A Pacific Basin Journey

by James D. Houston

Pub Date: May 1st, 1997
ISBN: 1-56279-100-1

A delightful account of an idiosyncratic odyssey through island outposts in the world's largest ocean with the observant, low-key novelist Houston (Love Life, 1985, etc.) as an unfailingly congenial tour guide. In company with his Nisei wife, Jeanne Wakatsuki, Houston headed first to her parents' homeland. Sojourning in Ibusuki (a part of Kyushu, which a local returning from the US refers to as ``the Alabama of Japan'') and later in Fukuoka (one of but four cities to host championship sumo wrestling tournaments), he finds himself wondering whether the island nation's backcountry is ``too strange and perhaps more trouble than it's worth.'' Before Houston presses on alone, however, he and his wife make contact with friends of friends who renew their faith in the cultural and other ties that bind all peoples who live on the Pacific Basin, including those who, like the Houstons, are residents of America's West Coast.
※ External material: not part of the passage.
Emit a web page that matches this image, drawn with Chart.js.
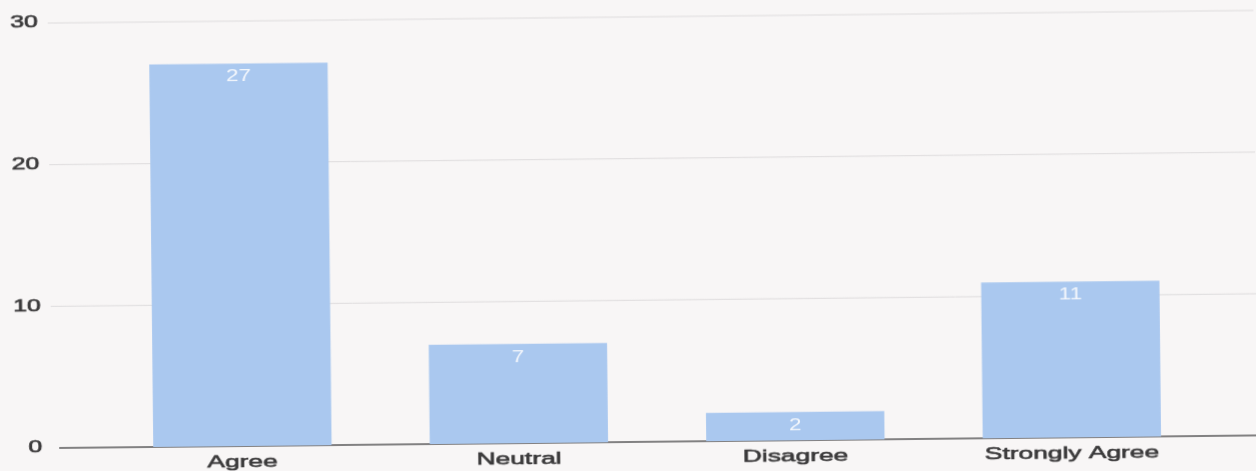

In Hawaii, he seeks out a woman who talks with rocks (volcanic or otherwise), an honored vocation in a venue where the legacies of Polynesia survive and thrive. Westering on, the author lights in Indonesia (where a native son lately back from L.A. shares rules of the road for traffic-jammed Jakarta) and Bali (whose Edenic setting belies its troubled history). Covered as well on Houston's overwater trek are the Marianas (Tinian as well as Saipan, where his daughter works at a resort catering to Asians on holiday) and the Ryukyus (Iwo Jima, Okinawa, et al.), where the ghosts of WW II can still disturb the sleep of visitors. Good old-fashioned travel writing of the sort that combines personal observations on faraway places with astute commentary on what connects their past, present, and future.